MONTRÉAL — Plusieurs experts déplorent que le réseau de la santé québécois n’ait pas encore les ressources nécessaires pour soigner adéquatement les cas de COVID longue.
Le Dr Alain Piché, qui dirige à Sherbrooke l’une des trois cliniques publiques ambulatoires post-COVID, se demande combien de patients souffriront longtemps des symptômes de la maladie.
«Cela dépasse grandement les capacités déjà affaiblies de notre système de santé», plaide-t-il. La liste d’attente de sa clinique s’accroît quotidiennement.
La Dre Émilia Liana Falcone, directrice d’une unité de recherches à l’Institut de recherches cliniques de Montréal, dit que 12 semaines seront nécessaires avant de donner une évaluation juste du nombre de patients qui souffriront de la COVID longue après avoir contracté le variant Omicron.
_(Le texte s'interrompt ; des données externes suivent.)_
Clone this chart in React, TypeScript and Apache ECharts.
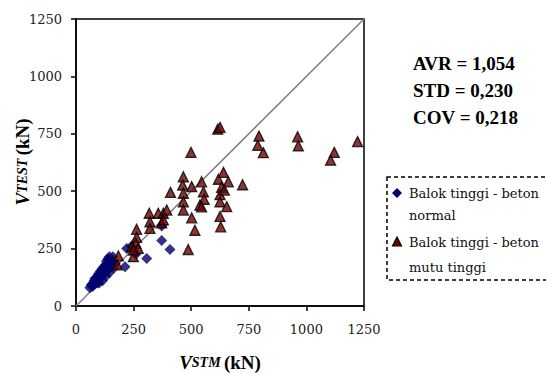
import React, { useEffect, useRef } from "react";
import * as echarts from "echarts";

// Balok tinggi - beton normal  [V_STM, V_TEST] (kN)
const normalData: number[][] = [
  [60, 80], [65, 90], [70, 95], [72, 85], [75, 100], [78, 110], [80, 95], [82, 120],
  [85, 105], [88, 115], [90, 125], [92, 100], [95, 130], [98, 140], [100, 115], [102, 135],
  [105, 150], [108, 125], [110, 145], [112, 160], [115, 135], [118, 155], [120, 170], [122, 145],
  [125, 160], [128, 180], [130, 150], [132, 195], [135, 170], [138, 205], [140, 160], [142, 185],
  [145, 215], [148, 175], [150, 200], [155, 190], [160, 215], [165, 165], [170, 185], [100, 100],
  [115, 110], [130, 130], [145, 145], [90, 110], [105, 125],
  [213, 171], [220, 250], [250, 240], [260, 225], [240, 260], [307, 207], [372, 285], [408, 246], [372, 348],
];

// Balok tinggi - beton mutu tinggi  [V_STM, V_TEST] (kN)
const highData: number[][] = [
  [615, 770], [625, 778], [499, 669], [794, 740], [789, 700], [813, 668], [962, 737], [965, 698],
  [1121, 669], [1105, 635], [1222, 716], [723, 528], [410, 495],
  [466, 563], [463, 527], [466, 491], [466, 454], [466, 418], [502, 520], [545, 541], [553, 497],
  [556, 465], [538, 440], [545, 432], [502, 384], [516, 330], [487, 246],
  [640, 582], [618, 552], [661, 541], [632, 517], [625, 485], [625, 454], [654, 433], [625, 390],
  [628, 345], [644, 505],
  [318, 404], [321, 367], [321, 338], [357, 404], [372, 362], [379, 404], [379, 375], [394, 418],
  [263, 334], [263, 299], [260, 273], [242, 258], [270, 251], [249, 215], [184, 218], [179, 179], [249, 244],
];

const lineData: number[][] = [[0, 0], [1250, 1250]];

const seriesNames = ["Balok tinggi - beton normal", "Balok tinggi - beton mutu tinggi"];
const statLines = ["AVR = 1,054", "STD = 0,230", "COV = 0,218"];

export default function App() {
  const ref = useRef<HTMLDivElement>(null);
  useEffect(() => {
    if (!ref.current) return;
    const chart = echarts.init(ref.current, null, { renderer: "svg" });
    const serif = "Liberation Serif";
    const serifReg = "DejaVu Serif";
    const axisCommon = {
      min: 0,
      max: 1250,
      interval: 250,
      axisLine: { show: true, onZero: false, lineStyle: { color: "#000", width: 1.5 } },
      axisTick: { show: true, inside: false, length: 5, lineStyle: { color: "#000", width: 1.5 } },
      splitLine: { show: false },
    };
    const labelStyle = {
      color: "#222",
      fontFamily: serifReg,
      fontSize: 13,
      formatter: (v: number) => String(v),
    };
    chart.setOption({
      animation: false,
      backgroundColor: "#fff",
      grid: { left: 76, top: 19, width: 288, height: 287, show: true, borderColor: "#000", borderWidth: 1.5 },
      xAxis: { ...axisCommon, type: "value", axisLabel: { ...labelStyle, margin: 17 } },
      yAxis: { ...axisCommon, type: "value", axisLabel: { ...labelStyle, margin: 14 } },
      series: [
        {
          type: "line",
          data: lineData,
          symbol: "none",
          lineStyle: { color: "#808080", width: 1.5 },
          z: 1,
          silent: true,
        },
        {
          name: seriesNames[0],
          type: "scatter",
          symbol: "diamond",
          symbolSize: 11,
          itemStyle: { color: "#00006e" },
          data: normalData,
          z: 2,
        },
        {
          name: seriesNames[1],
          type: "scatter",
          symbol: "triangle",
          symbolSize: [10, 10],
          itemStyle: { color: "#700000", borderColor: "#000", borderWidth: 1.3 },
          data: highData,
          z: 3,
        },
      ],
      graphic: [
        {
          type: "text",
          x: 220,
          y: 362,
          style: {
            text: "{v|V}{s|STM} {b|(kN)}",
            align: "center",
            verticalAlign: "middle",
            rich: {
              v: { fontFamily: serif, fontSize: 19, fontStyle: "italic", fontWeight: "bold", fill: "#000" },
              s: { fontFamily: serif, fontSize: 14, fontStyle: "italic", fontWeight: "bold", fill: "#000" },
              b: { fontFamily: serif, fontSize: 19, fontWeight: "bold", fill: "#000" },
            },
          },
        },
        {
          type: "text",
          x: 22,
          y: 162,
          rotation: Math.PI / 2,
          style: {
            text: "{v|V}{s|TEST} {b|(kN)}",
            align: "center",
            verticalAlign: "middle",
            rich: {
              v: { fontFamily: serif, fontSize: 19, fontStyle: "italic", fontWeight: "bold", fill: "#000" },
              s: { fontFamily: serif, fontSize: 14, fontStyle: "italic", fontWeight: "bold", fill: "#000" },
              b: { fontFamily: serif, fontSize: 19, fontWeight: "bold", fill: "#000" },
            },
          },
        },
        ...statLines.map((t, i) => ({
          type: "text",
          x: 413,
          y: 63 + i * 27,
          style: {
            text: t,
            align: "left",
            verticalAlign: "middle",
            fontFamily: serif,
            fontSize: 19,
            fontWeight: "bold",
            fill: "#000",
          },
        })),
        {
          type: "rect",
          shape: { x: 387, y: 177, width: 200, height: 103 },
          style: { fill: "none", stroke: "#000", lineWidth: 1.5, lineDash: [4, 3] },
        },
        {
          type: "polygon",
          shape: { points: [[397, 188], [402, 193], [397, 198], [392, 193]] },
          style: { fill: "#00006e" },
        },
        {
          type: "polygon",
          shape: { points: [[397, 237], [401.5, 246], [392.5, 246]] },
          style: { fill: "#700000", stroke: "#000", lineWidth: 1.2 },
        },
        ...["Balok tinggi - beton", "normal", "Balok tinggi - beton", "mutu tinggi"].map((t, i) => ({
          type: "text",
          x: 409,
          y: [193, 215, 242, 267][i],
          style: {
            text: t,
            align: "left",
            verticalAlign: "middle",
            fontFamily: serifReg,
            fontSize: 13,
            fill: "#111",
          },
        })),
      ],
    });
    return () => chart.dispose();
  }, []);
  return <div ref={ref} style={{ position: "absolute", left: 0, top: 0, width: 546, height: 374 }} />;
}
«C’est alors que nous saurons si le système de santé serait capable de les soigner tous. Nous saurons le nombre de patients qui auront des complications», avance-t-elle.
Les docteures Laura Caspin et Audrey Ouaknine travaillent dans une clinique du nord de Montréal. Selon elles, les services offerts aux gens souffrant des symptômes longs ne répondent pas à la demande.
«Si la gestion de la COVID longue et des services disponibles demeure aussi limitée qu’ils le sont aujourd’hui, cela prendra une éternité pour régler cela», soutient la Dre Ouakine.
Sa collègue est déçue de constater que les patients doivent encore obtenir des renseignements sur leur condition en consultant l’internet, deux ans après le début de la pandémie.
«Le système de santé est toujours submergé. C’est pourtant quelque chose dont tous ont besoin d’être informés, mais c’est mis de côté», déplore la Dre Caspin.
L’administratrice en chef de la santé publique, la Dre Theresa Tam, a indiqué en juillet queplus de la moitié des personnes atteintes de COVID-19 pourraient souffrir de symptômes post-COVID, notamment des pertes de mémoire, de la fatigue extrême, des douleurs généralisées ou des insomnies, pendant plus de trois mois après avoir reçu un résultat de test positif.
Au Québec, jusqu’à deux millions de personnes pourraient avoir été infectées par le variant Omicron de la COVID-19, selon les autorités sanitaires de la province.
Claudia Hébert est une de ces patientes qui souffrent de la COVID longue. L’étudiante en médecine vétérinaire à l’Université de Montréal a dû abandonner ses cours à cause des migraines et de ses pertes de mémoire.
«C’était mon rêve d’enfance de devenir une vétérinaire et j’étais sur le point de le réaliser, dit-elle. Aujourd’hui, si on me demande ce que j’ai mangé hier, je ne m’en souviens plus. Je suis devenue une handicapée.»
Plusieurs patients ont développé des problèmes cardiaques ou respiratoires sérieux à cause de la COVID. Ils auront besoin de soins spécialisés pendant plusieurs années, ce qui pèsera lourd sur le fardeau du système de santé, craint le Dr Piché.
Le ministère de la Santé n’a pas donné de détails sur ses plans pour aider les patients ayant des symptômes persistants.
«Une réorganisation des services sera mise en place afin d’aider les gens souffrant de la COVID longue. Des précisions sur le déploiement de cliniques multidisciplinaires seront annoncées en temps voulu», a récemment écrit une porte-parole, Marie-Hélène Émond, dans un courriel.